I was struck by your remark that enumerating the set of bad things
that might happen to you is exponential time. At least, I think you
said that. That doesn't seem like a great security property.

>
>> That said, the properties you claim are also trivially obtainable with
>> a CT-like system, so I totally buy it can be done. But I don't see how
>> this corresponds to the popular notion of "permissionless"? Not that I
>> actually care, btw.
>
> My understanding of CT may be out of date, but I thought CT was a
> disjunctive system, as in any log can vouch for a certificate.  As I
> envision Internet-level consensus, you could insist on, say, 7 out of 10
> log authorities signing off something that guarantees publication of the
> certificate.

In practice, this is how CT works - Chrome has a policy on what logs
must be used, for example. Full details here:
https://www.chromium.org/Home/chromium-security/certificate-transparency.

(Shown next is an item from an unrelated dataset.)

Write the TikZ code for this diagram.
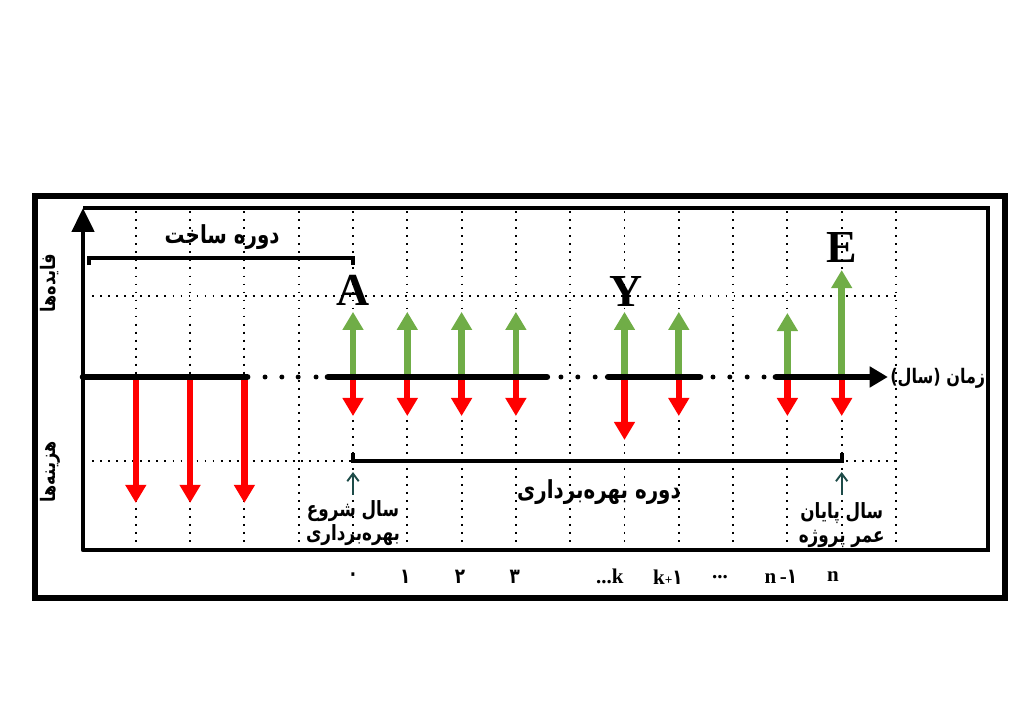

Obviously, if you are Joe Random, you can insist on some other policy.
But the world is unlikely to provide it for you.

>> a) it seems utterly disconnected with the standard view of
>> "permissionless", so I think real care is needed with the charter.
>
> I think the term permissionless may just not be useful in this context,
> because even though it has been used to describe systems related to
> Internet-level consensus, there are other potential solutions that don't
> fit the permissioned/permissionless binary model.

Agree.

>
>> b) whilst I think everyone should choose who they trust, in practice
>> this is mostly totally unusable. The ability to do it is not a system
>> problem: you have an answer in Stellar, I have one in CT/Trillian.
>> Others exist, I am sure. The problem is usability. Who chooses the CAs
>> you trust, for example? Not you (for most values of "you"), that's for
>> sure.
>
> Well, in my ideal world the browser vendors would ship some reasonable
> default, but if I'm paranoid, I can add the ACLU and EFF, etc.  More
> importantly, it should not be a pure disjunction where any CA can issue
> any certificate, but rather should require some threshold.  Here we are
> veering into CT 2.0 territory, because that's not how certificates
> currently work, but there are other transparency applications that could
> use such a threshold model from the start.

OK, I am up for some kind of pluggable "what is the consensus"
infrastructure, but what you propose here is a major departure from
how things work right now. Such departures are hard.

>
> What consensus mechanism does Trillian plug into?  I had assumed
> Trillian was what an individual authority would do, but I could probably
> use some education about the bigger picture.

You are correct that Trillian is infrastructure. My vision is that
logs would log each other's tree heads. Obviously this is unlikely to
be universal, so is in some way the dual of your quorum slices.